Task to complete: Type out every line below exactly as it reads.

Data segment:
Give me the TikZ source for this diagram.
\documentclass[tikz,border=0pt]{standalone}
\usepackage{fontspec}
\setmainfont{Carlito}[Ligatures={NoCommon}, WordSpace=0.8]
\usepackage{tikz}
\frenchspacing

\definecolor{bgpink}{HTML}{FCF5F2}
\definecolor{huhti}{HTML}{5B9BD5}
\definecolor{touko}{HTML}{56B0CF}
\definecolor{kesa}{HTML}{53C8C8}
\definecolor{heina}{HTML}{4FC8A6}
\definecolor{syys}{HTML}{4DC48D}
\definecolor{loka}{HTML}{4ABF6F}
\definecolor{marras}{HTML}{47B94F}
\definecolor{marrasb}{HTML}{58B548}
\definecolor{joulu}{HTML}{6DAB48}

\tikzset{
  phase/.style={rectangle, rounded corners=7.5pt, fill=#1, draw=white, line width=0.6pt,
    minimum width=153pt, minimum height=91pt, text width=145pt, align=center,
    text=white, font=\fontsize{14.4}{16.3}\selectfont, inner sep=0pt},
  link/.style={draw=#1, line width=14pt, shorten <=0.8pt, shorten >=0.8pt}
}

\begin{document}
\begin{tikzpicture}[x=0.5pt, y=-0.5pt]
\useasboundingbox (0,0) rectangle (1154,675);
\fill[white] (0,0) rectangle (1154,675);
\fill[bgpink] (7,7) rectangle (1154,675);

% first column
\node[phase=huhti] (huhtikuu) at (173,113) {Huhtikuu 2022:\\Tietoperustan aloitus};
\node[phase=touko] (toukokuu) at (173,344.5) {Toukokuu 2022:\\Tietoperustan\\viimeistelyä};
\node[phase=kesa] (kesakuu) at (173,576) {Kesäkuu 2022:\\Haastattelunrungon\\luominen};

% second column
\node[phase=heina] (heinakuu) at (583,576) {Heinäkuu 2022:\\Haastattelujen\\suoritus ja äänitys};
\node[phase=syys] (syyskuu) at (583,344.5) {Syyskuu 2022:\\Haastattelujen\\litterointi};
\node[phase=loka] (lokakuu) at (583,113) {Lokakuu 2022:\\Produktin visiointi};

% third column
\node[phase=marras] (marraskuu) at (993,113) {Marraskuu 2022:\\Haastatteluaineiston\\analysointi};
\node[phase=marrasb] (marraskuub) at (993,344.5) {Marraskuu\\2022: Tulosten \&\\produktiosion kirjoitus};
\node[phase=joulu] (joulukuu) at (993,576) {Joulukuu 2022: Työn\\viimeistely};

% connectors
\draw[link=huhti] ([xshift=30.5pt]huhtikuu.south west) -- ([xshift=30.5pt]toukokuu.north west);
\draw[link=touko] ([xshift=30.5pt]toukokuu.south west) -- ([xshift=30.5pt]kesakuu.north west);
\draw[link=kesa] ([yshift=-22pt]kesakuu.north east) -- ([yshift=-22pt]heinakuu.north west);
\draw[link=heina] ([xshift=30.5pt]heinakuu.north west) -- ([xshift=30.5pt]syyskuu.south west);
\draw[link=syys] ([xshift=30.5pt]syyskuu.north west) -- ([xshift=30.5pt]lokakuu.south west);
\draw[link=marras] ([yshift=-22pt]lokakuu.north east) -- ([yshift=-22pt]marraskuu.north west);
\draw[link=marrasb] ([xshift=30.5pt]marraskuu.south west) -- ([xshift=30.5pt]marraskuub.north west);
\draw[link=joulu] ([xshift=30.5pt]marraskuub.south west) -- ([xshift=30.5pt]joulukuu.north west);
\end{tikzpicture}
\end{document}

Response to the task:
Give me the TikZ source for this diagram.
\documentclass[tikz,border=0pt]{standalone}
\usepackage{fontspec}
\setmainfont{Carlito}[Ligatures={NoCommon}, WordSpace=0.8]
\usepackage{tikz}
\frenchspacing

\definecolor{bgpink}{HTML}{FCF5F2}
\definecolor{huhti}{HTML}{5B9BD5}
\definecolor{touko}{HTML}{56B0CF}
\definecolor{kesa}{HTML}{53C8C8}
\definecolor{heina}{HTML}{4FC8A6}
\definecolor{syys}{HTML}{4DC48D}
\definecolor{loka}{HTML}{4ABF6F}
\definecolor{marras}{HTML}{47B94F}
\definecolor{marrasb}{HTML}{58B548}
\definecolor{joulu}{HTML}{6DAB48}

\tikzset{
  phase/.style={rectangle, rounded corners=7.5pt, fill=#1, draw=white, line width=0.6pt,
    minimum width=153pt, minimum height=91pt, text width=145pt, align=center,
    text=white, font=\fontsize{14.4}{16.3}\selectfont, inner sep=0pt},
  link/.style={draw=#1, line width=14pt, shorten <=0.8pt, shorten >=0.8pt}
}

\begin{document}
\begin{tikzpicture}[x=0.5pt, y=-0.5pt]
\useasboundingbox (0,0) rectangle (1154,675);
\fill[white] (0,0) rectangle (1154,675);
\fill[bgpink] (7,7) rectangle (1154,675);

% first column
\node[phase=huhti] (huhtikuu) at (173,113) {Huhtikuu 2022:\\Tietoperustan aloitus};
\node[phase=touko] (toukokuu) at (173,344.5) {Toukokuu 2022:\\Tietoperustan\\viimeistelyä};
\node[phase=kesa] (kesakuu) at (173,576) {Kesäkuu 2022:\\Haastattelunrungon\\luominen};

% second column
\node[phase=heina] (heinakuu) at (583,576) {Heinäkuu 2022:\\Haastattelujen\\suoritus ja äänitys};
\node[phase=syys] (syyskuu) at (583,344.5) {Syyskuu 2022:\\Haastattelujen\\litterointi};
\node[phase=loka] (lokakuu) at (583,113) {Lokakuu 2022:\\Produktin visiointi};

% third column
\node[phase=marras] (marraskuu) at (993,113) {Marraskuu 2022:\\Haastatteluaineiston\\analysointi};
\node[phase=marrasb] (marraskuub) at (993,344.5) {Marraskuu\\2022: Tulosten \&\\produktiosion kirjoitus};
\node[phase=joulu] (joulukuu) at (993,576) {Joulukuu 2022: Työn\\viimeistely};

% connectors
\draw[link=huhti] ([xshift=30.5pt]huhtikuu.south west) -- ([xshift=30.5pt]toukokuu.north west);
\draw[link=touko] ([xshift=30.5pt]toukokuu.south west) -- ([xshift=30.5pt]kesakuu.north west);
\draw[link=kesa] ([yshift=-22pt]kesakuu.north east) -- ([yshift=-22pt]heinakuu.north west);
\draw[link=heina] ([xshift=30.5pt]heinakuu.north west) -- ([xshift=30.5pt]syyskuu.south west);
\draw[link=syys] ([xshift=30.5pt]syyskuu.north west) -- ([xshift=30.5pt]lokakuu.south west);
\draw[link=marras] ([yshift=-22pt]lokakuu.north east) -- ([yshift=-22pt]marraskuu.north west);
\draw[link=marrasb] ([xshift=30.5pt]marraskuu.south west) -- ([xshift=30.5pt]marraskuub.north west);
\draw[link=joulu] ([xshift=30.5pt]marraskuub.south west) -- ([xshift=30.5pt]joulukuu.north west);
\end{tikzpicture}
\end{document}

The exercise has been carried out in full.